Room-temperature ethanol sensors based on amorphous Ta2O5/Pd hybrid microspheres

Abstract

Ta2O5/Pd hybrid microspheres were readily synthesized via a one-step thermal solution process employing a template composed of glucose carbon spheres, yielding a structure characterized by a rough and porous surface. This morphology offers an expanded contact area and increased sites for ethanol reactions of Ta2O5/Pd hybrid microspheres. At room temperature (25 °C), the Ta2O5/Pd hybrid microspheres exhibited responsiveness to ethanol concentrations ranging from 50 to 700 ppm, displaying a linear response pattern to a narrow concentration gradient of 90–120 ppm. The hybrid exhibited notable sensitivity, manifesting a response value of 5.1–100 ppm ethanol.

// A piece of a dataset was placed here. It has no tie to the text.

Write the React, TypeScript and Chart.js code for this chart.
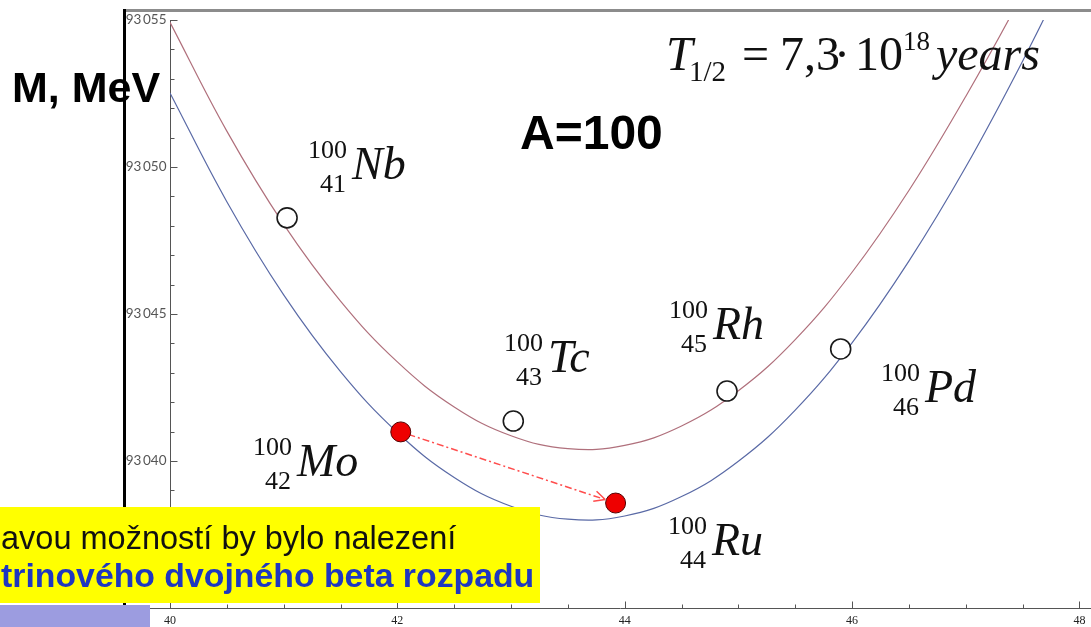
import React, { useEffect, useRef } from "react";
import { Chart, registerables } from "chart.js";

Chart.register(...registerables);

// Proton number Z sampled along both mass parabolas (isobars A = 100)
const protonGrid = [40, 40.5, 41, 41.5, 42, 42.5, 43, 43.5, 44, 44.5, 45, 45.5, 46, 46.5, 47, 47.5, 48];
// Atomic mass in MeV, odd-odd nuclei (upper parabola)
const oddOddMass = [
  93054.92, 93051.22, 93048.05, 93045.44, 93043.37, 93041.84, 93040.86, 93040.42, 93040.53,
  93041.19, 93042.39, 93044.13, 93046.42, 93049.2, 93052.4, 93055.9, 93059.8,
];
// Atomic mass in MeV, even-even nuclei (lower parabola)
const evenEvenMass = [
  93052.52, 93048.82, 93045.65, 93043.04, 93040.97, 93039.44, 93038.46, 93038.02, 93038.13,
  93038.79, 93039.99, 93041.73, 93044.02, 93046.8, 93050.0, 93053.6, 93057.5,
];

// Nuclei shown as open circles: Nb, Tc, Rh, Pd
const openNucleiZ = [41.03, 43.02, 44.9, 45.9];
const openNucleiMass = [93048.27, 93041.36, 93042.38, 93043.81];
// Double beta decay pair: Mo -> Ru
const decayNucleiZ = [42.03, 43.92];
const decayNucleiMass = [93040.99, 93038.57];

const isotopeSymbols = ["Nb", "Mo", "Tc", "Ru", "Rh", "Pd"];
const isotopeNumbers = ["41", "42", "43", "44", "45", "46"];
const massNumber = "100";

const xMajorTicks = [40, 42, 44, 46, 48];
const xTickLabels = ["40", "42", "44", "46", "48"];
const yMajorTicks = [93040, 93045, 93050, 93055];
const yTickLabels = ["93\u2009040", "93\u2009045", "93\u2009050", "93\u2009055"];

const SERIF = "'Liberation Serif', 'Times New Roman', serif";
const SANS = "'Liberation Sans', Arial, sans-serif";

// where each isotope symbol starts (left edge, baseline)
const isotopeAnchors: [number, number][] = [
  [352, 179],
  [297, 476],
  [548, 372],
  [712, 555],
  [713, 339],
  [925, 402],
];

function drawIsotope(ctx: CanvasRenderingContext2D, x: number, y: number, sym: string, z: string) {
  ctx.fillStyle = "#111";
  ctx.textBaseline = "alphabetic";
  ctx.font = `26px ${SERIF}`;
  ctx.textAlign = "right";
  ctx.fillText(massNumber, x - 5, y - 21);
  ctx.fillText(z, x - 6, y + 13);
  ctx.textAlign = "left";
  ctx.font = `italic 46px ${SERIF}`;
  ctx.fillText(sym, x, y);
}

const slideOverlay = {
  id: "slideOverlay",
  beforeDatasetsDraw(chart: any) {
    const ctx: CanvasRenderingContext2D = chart.ctx;
    const xs = chart.scales.x;
    const ys = chart.scales.y;
    const area = chart.chartArea;
    ctx.save();

    // axes
    ctx.strokeStyle = "#555";
    ctx.lineWidth = 1;
    const axisX = Math.round(xs.getPixelForValue(xs.min)) + 0.5;
    const axisY = Math.round(ys.getPixelForValue(ys.min)) + 0.5;
    ctx.beginPath();
    ctx.moveTo(axisX, area.top);
    ctx.lineTo(axisX, axisY);
    ctx.moveTo(150, axisY);
    ctx.lineTo(chart.width, axisY);
    ctx.stroke();

    // x ticks every 0.5, inward
    ctx.beginPath();
    for (let v = xs.min; v <= xs.max + 1e-9; v += 0.5) {
      const px = Math.round(xs.getPixelForValue(v)) + 0.5;
      const major = xMajorTicks.includes(v);
      ctx.moveTo(px, axisY);
      ctx.lineTo(px, axisY - (major ? 7 : 4));
    }
    // y ticks every 1, inward
    for (let v = ys.min; v <= ys.max + 1e-9; v += 1) {
      const py = Math.round(ys.getPixelForValue(v)) + 0.5;
      const major = yMajorTicks.includes(v);
      ctx.moveTo(axisX, py);
      ctx.lineTo(axisX + (major ? 7 : 4), py);
    }
    ctx.stroke();

    ctx.fillStyle = "#222";
    ctx.font = `12px ${SERIF}`;
    ctx.textAlign = "center";
    ctx.textBaseline = "alphabetic";
    xMajorTicks.forEach((v, i) => {
      ctx.fillText(xTickLabels[i], xs.getPixelForValue(v), axisY + 15);
    });
    ctx.fillStyle = "#555";
    ctx.font = `13.5px Lato, ${SANS}`;
    ctx.textAlign = "right";
    ctx.textBaseline = "middle";
    yMajorTicks.forEach((v, i) => {
      ctx.fillText(yTickLabels[i], axisX - 4, ys.getPixelForValue(v));
    });

    // dash-dot arrow of the double beta transition
    const x0 = xs.getPixelForValue(decayNucleiZ[0]);
    const y0 = ys.getPixelForValue(decayNucleiMass[0]);
    const x1 = xs.getPixelForValue(decayNucleiZ[1]);
    const y1 = ys.getPixelForValue(decayNucleiMass[1]);
    const len = Math.hypot(x1 - x0, y1 - y0);
    const ux = (x1 - x0) / len;
    const uy = (y1 - y0) / len;
    const tipX = x1 - ux * 11;
    const tipY = y1 - uy * 11;
    ctx.strokeStyle = "#ff4d4d";
    ctx.lineWidth = 1.5;
    ctx.setLineDash([7, 3, 2, 3]);
    ctx.beginPath();
    ctx.moveTo(x0 + ux * 8, y0 + uy * 8);
    ctx.lineTo(tipX, tipY);
    ctx.stroke();
    ctx.setLineDash([]);
    const ang = Math.atan2(uy, ux);
    ctx.beginPath();
    for (const s of [-1, 1]) {
      const a = ang + Math.PI - s * 0.45;
      ctx.moveTo(tipX, tipY);
      ctx.lineTo(tipX + Math.cos(a) * 12, tipY + Math.sin(a) * 12);
    }
    ctx.stroke();
    ctx.restore();
  },
  afterDraw(chart: any) {
    const ctx: CanvasRenderingContext2D = chart.ctx;
    ctx.save();

    // slide frame
    ctx.fillStyle = "#8c8c8c";
    ctx.fillRect(123, 9, chart.width - 123, 3);
    ctx.fillStyle = "#000";
    ctx.fillRect(123, 9, 3, chart.height - 9);

    // isotope labels
    isotopeSymbols.forEach((s, i) => {
      const [ax, ay] = isotopeAnchors[i];
      drawIsotope(ctx, ax, ay, s, isotopeNumbers[i]);
    });

    // half-life formula
    ctx.fillStyle = "#111";
    ctx.textAlign = "left";
    ctx.textBaseline = "alphabetic";
    ctx.font = `italic 48px ${SERIF}`;
    ctx.fillText("T", 666, 70);
    ctx.font = `29px ${SERIF}`;
    ctx.fillText("1/2", 689, 81);
    ctx.font = `48px ${SERIF}`;
    ctx.fillText("=", 742, 70);
    ctx.fillText("7,3", 780, 70);
    ctx.fillText("\u00b7", 834, 70);
    ctx.fillText("10", 855, 70);
    ctx.font = `27px ${SERIF}`;
    ctx.fillText("18", 903, 50);
    ctx.font = `italic 48px ${SERIF}`;
    ctx.fillText("years", 936, 70);

    // titles
    ctx.fillStyle = "#000";
    ctx.font = `bold 48px ${SANS}`;
    ctx.fillText("A=100", 520, 149);
    ctx.font = `bold 43px ${SANS}`;
    ctx.fillText("M, MeV", 12, 102);

    // highlighted note
    ctx.fillStyle = "#ffff00";
    ctx.fillRect(0, 507, 540, 96);
    ctx.fillStyle = "#111";
    ctx.font = `32.5px ${SANS}`;
    ctx.fillText("avou možností by bylo nalezení", 1, 549);
    ctx.fillStyle = "#1f37c0";
    ctx.font = `bold 33.8px ${SANS}`;
    ctx.fillText("trinového dvojného beta rozpadu", 1, 587);

    ctx.fillStyle = "#9c9ce0";
    ctx.fillRect(0, 605, 150, chart.height - 605);
    ctx.restore();
  },
};

export default function App() {
  const canvasRef = useRef<HTMLCanvasElement | null>(null);

  useEffect(() => {
    if (!canvasRef.current) return;
    const chart = new Chart(canvasRef.current, {
      type: "scatter",
      data: {
        datasets: [
          {
            label: "open",
            data: openNucleiZ.map((x, i) => ({ x, y: openNucleiMass[i] })),
            pointRadius: 10,
            pointBackgroundColor: "#ffffff",
            pointBorderColor: "#1a1a1a",
            pointBorderWidth: 1.6,
            showLine: false,
            order: 0,
          },
          {
            label: "decay",
            data: decayNucleiZ.map((x, i) => ({ x, y: decayNucleiMass[i] })),
            pointRadius: 10,
            pointBackgroundColor: "#ee0000",
            pointBorderColor: "#550000",
            pointBorderWidth: 1,
            showLine: false,
            order: 0,
          },
          {
            label: "odd-odd",
            data: protonGrid.map((x, i) => ({ x, y: oddOddMass[i] })),
            showLine: true,
            pointRadius: 0,
            borderColor: "#b0707c",
            borderWidth: 1.2,
            tension: 0.4,
            order: 1,
          },
          {
            label: "even-even",
            data: protonGrid.map((x, i) => ({ x, y: evenEvenMass[i] })),
            showLine: true,
            pointRadius: 0,
            borderColor: "#5a6aa6",
            borderWidth: 1.2,
            tension: 0.4,
            order: 1,
          },
        ],
      },
      options: {
        animation: false,
        responsive: false,
        devicePixelRatio: 1,
        layout: { padding: { left: 170, right: 6, top: 20, bottom: 19 } },
        plugins: { legend: { display: false }, tooltip: { enabled: false } },
        scales: {
          x: { type: "linear", min: 40, max: 48, display: false },
          y: { type: "linear", min: 93035, max: 93055, display: false },
        },
      },
      plugins: [slideOverlay],
    });
    return () => chart.destroy();
  }, []);

  return (
    <div style={{ position: "fixed", left: 0, top: 0, width: 1091, height: 627, background: "#fff" }}>
      <canvas ref={canvasRef} width={1091} height={627} style={{ display: "block" }} />
    </div>
  );
}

In addition, they displayed less responsiveness to other VOCs gases, were minimally affected by humidity, and maintained gas-sensitive stability for 30 days, demonstrating excellent selectivity and long-term stability. Based on the fitting curve analysis, the material theoretically demonstrated the ability to detect ethanol at concentrations as low as 101 ppb. Ta2O5/Pd hybrid microspheres modified by glucose carbon sphere templates and noble metal nanoparticles are promising candidates for ethanol room temperature sensing, providing new insights into the development of room temperature sensing.